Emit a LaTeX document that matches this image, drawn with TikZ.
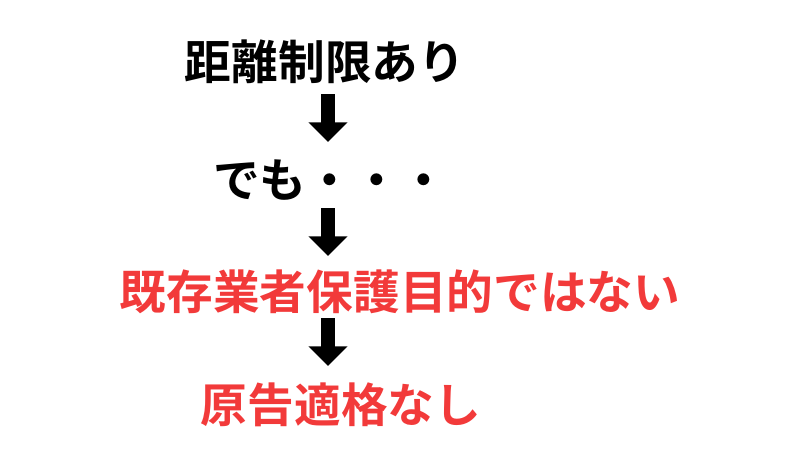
\documentclass[tikz,border=0pt]{standalone}
\usepackage{fontspec}
\newfontfamily\jp{Noto Sans CJK JP Bold}
\usetikzlibrary{arrows.meta}
\definecolor{myred}{HTML}{F23A3A}
\begin{document}
\begin{tikzpicture}[x=0.025cm,y=-0.025cm,
  txt/.style={font=\jp\fontsize{33.2pt}{36pt}\selectfont, inner sep=0pt, anchor=center},
  blk/.style={line width=10pt, -{Triangle[width=27pt,length=14pt]}}]
\useasboundingbox (0,0) rectangle (800,450);
\node[txt] (a) at (325,62) {距離制限あり};
\node[txt] (b) at (330,180) {でも・・・};
\node[txt, text=myred] (c) at (400,292) {既存業者保護目的ではない};
\node[txt, text=myred] (d) at (341,405) {原告適格なし};
\coordinate (a1) at (328,94); \coordinate (a2) at (328,142);
\coordinate (b1) at (328,208); \coordinate (b2) at (328,256);
\coordinate (c1) at (328,318); \coordinate (c2) at (328,366);
\draw[blk] (a1) -- (a2);
\draw[blk] (b1) -- (b2);
\draw[blk] (c1) -- (c2);
\end{tikzpicture}
\end{document}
* * *
**TASK GOAL**
Repeat the material verbatim. Do not carry over any picture.

**ANSWER BELOW**
Emit a LaTeX document that matches this image, drawn with TikZ.
\documentclass[tikz,border=0pt]{standalone}
\usepackage{fontspec}
\newfontfamily\jp{Noto Sans CJK JP Bold}
\usetikzlibrary{arrows.meta}
\definecolor{myred}{HTML}{F23A3A}
\begin{document}
\begin{tikzpicture}[x=0.025cm,y=-0.025cm,
  txt/.style={font=\jp\fontsize{33.2pt}{36pt}\selectfont, inner sep=0pt, anchor=center},
  blk/.style={line width=10pt, -{Triangle[width=27pt,length=14pt]}}]
\useasboundingbox (0,0) rectangle (800,450);
\node[txt] (a) at (325,62) {距離制限あり};
\node[txt] (b) at (330,180) {でも・・・};
\node[txt, text=myred] (c) at (400,292) {既存業者保護目的ではない};
\node[txt, text=myred] (d) at (341,405) {原告適格なし};
\coordinate (a1) at (328,94); \coordinate (a2) at (328,142);
\coordinate (b1) at (328,208); \coordinate (b2) at (328,256);
\coordinate (c1) at (328,318); \coordinate (c2) at (328,366);
\draw[blk] (a1) -- (a2);
\draw[blk] (b1) -- (b2);
\draw[blk] (c1) -- (c2);
\end{tikzpicture}
\end{document}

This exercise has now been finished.